Dark wood, plush leather booths, a martini set down before the menu. Sundance The Steakhouse runs at 1921 El Camino Real near Stanford, carving a slow-roasted prime rib tableside and grilling hand-cut USDA Prime. Dinner runs $70 to $120. Open since 1974, it is the classic deal-closing format, a booth with natural acoustic privacy and a kitchen that has fed half a century of Valley negotiations; book a corner booth and let the prime rib do the work.
Composed, calibrated, a tasting that arrives on its own deliberate clock. The Sea by Alexander's sits at 4269 El Camino Real, where executive chef Yu Min Lin builds a Japanese-influenced progression around wild-caught fish from Hawaii, New Zealand and Washington. Plan on $150 to $250 a head. It is the seafood-forward alternative for a client who would rather skip a red-meat steakhouse, a quiet upscale room that gives a deal gravitas without theater.
A wood-paneled room off Homer Avenue with the quiet authority of a place that has nothing to prove. St. Michael's Alley, owned by Jenny Youll and Mike Sabina, plates a rack of lamb that has anchored the menu for years. Dinner runs $55 to $85. Open since 1959 as Palo Alto's oldest fine-dining room, it is the unflashy middle ground for a client dinner that should signal substance, not spectacle.
Gallery-dark walls, lacquer, a table set for sharing. Tamarine is sisters Tanya Hartley and Tammy Huynh's modern Vietnamese room at 546 University Avenue, where the shaking beef and the lemongrass-chili prawns come to the center of the table. Dinner runs $80 to $150. A twenty-year University Avenue institution, it suits the deal that benefits from a less formal, plates-passed dynamic and a wine list chosen with care.
How to Book
Protege and The Sea book out first; reserve a week or more for a weekday dinner. Evvia, Sundance and Tamarine take a few days' notice for prime tables, though the downtown rooms fill on Thursday and Friday nights.
A weeknight dinner reads as deliberate for a deal. Ask Protege or The Sea for a quiet corner away from the pass, and at Evvia or Sundance request a back booth where the hearth and the wood absorb the room.
Frequently Asked Questions
The editorial pick for 2026 is Protege on California Avenue, the city's only Michelin-starred room, where a tasting menu and a Master Sommelier's pairings carry a high-stakes conversation. For a thirty-year power-dinner institution, Evvia Estiatorio downtown runs a hearth-warm Greek room built for talking business.
Sundance The Steakhouse and St. Michael's Alley are the quietest rooms for a business dinner, both wood-paneled with deep booths that absorb sound. Protege's hushed tasting room and The Sea by Alexander's calm, calibrated dining room also let you talk without raising your voice.
Plan on $150 and up a head at Protege and $150 to $250 at The Sea by Alexander's, the top of the range.

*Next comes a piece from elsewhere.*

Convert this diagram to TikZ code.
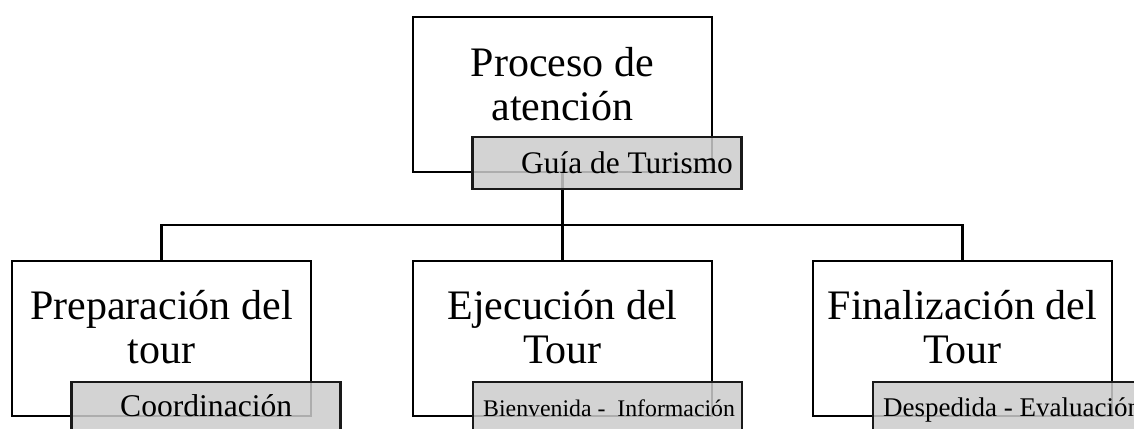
\documentclass[tikz,border=0pt]{standalone}
\usepackage{fontspec}
\setmainfont{Liberation Serif}
\begin{document}
\begin{tikzpicture}[x=1pt,y=-1pt,
  wbox/.style={draw=black, line width=2.4pt, fill=white, minimum width=299pt, minimum height=155pt, inner sep=0pt},
  gbox/.style={draw=black!90, line width=2.6pt, fill=black!20, fill opacity=0.85, draw opacity=1, minimum width=269pt, minimum height=52pt, inner sep=0pt},
  maintext/.style={font=\fontsize{42}{44}\selectfont, align=center, inner sep=0pt},
  subtext/.style={inner sep=0pt, anchor=base west},
  conn/.style={draw=black, line width=2.4pt}]
\clip (0,0) rectangle (1134,428);
\fill[white] (0,0) rectangle (1134,428);
% white boxes
\node[wbox] (top) at (562.5,94.5) {};
\node[wbox] (b1) at (161.5,338.5) {};
\node[wbox] (b2) at (562.5,338.5) {};
\node[wbox] (b3) at (962.5,338.5) {};
% connectors
\coordinate (bus) at (562.5,225);
\draw[conn] (top.south) -- (bus);
\draw[conn] (b1.north) |- (bus) -| (b3.north);
\draw[conn] (bus) -- (b2.north);
% main texts (base anchor = last line baseline)
\node[maintext, anchor=base] (t0) at (562.5,120) {Proceso de\\atención};
\node[maintext, anchor=base] (t1) at (161.5,363) {Preparación del\\tour};
\node[maintext, anchor=base] (t2) at (562.5,363) {Ejecución del\\Tour};
\node[maintext, anchor=base] (t3) at (962.5,363) {Finalización del\\Tour};
% grey boxes
\node[gbox] (g0) at (607,163) {};
\node[gbox] (g1) at (206,408) {};
\node[gbox] (g2) at (607.5,408) {};
\node[gbox] (g3) at (1007.5,408) {};
% grey texts
\node[subtext, font=\fontsize{31.4}{34}\selectfont] (s0) at (521,173) {Guía de Turismo};
\node[subtext, font=\fontsize{31.6}{34}\selectfont] (s1) at (120,416) {Coordinación};
\node[subtext, font=\fontsize{23.8}{26}\selectfont] (s2) at (483,416) {Bienvenida -\ \ Información};
\node[subtext, font=\fontsize{27}{30}\selectfont] (s3) at (883,416) {Despedida - Evaluación};
\end{tikzpicture}
\end{document}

Evvia, Sundance, St. Michael's Alley and Tamarine run $55 to $150 a person depending on wine, well within an expense-account dinner.
Executives close deals at Protege for its Michelin star, at Evvia for its three decades as the Valley's power-dinner room, and at Sundance for its old-school steakhouse booths. The Sea by Alexander's is the seafood-forward choice for a client who would rather skip the red-meat steakhouse.
For the highest-stakes dinner, ask Sundance or Tamarine about a private or semi-private space, and reserve Protege's tasting in advance for a quiet table. For a smaller meeting, a back booth at Evvia or St. Michael's Alley gives you the privacy a negotiation needs without a separate room.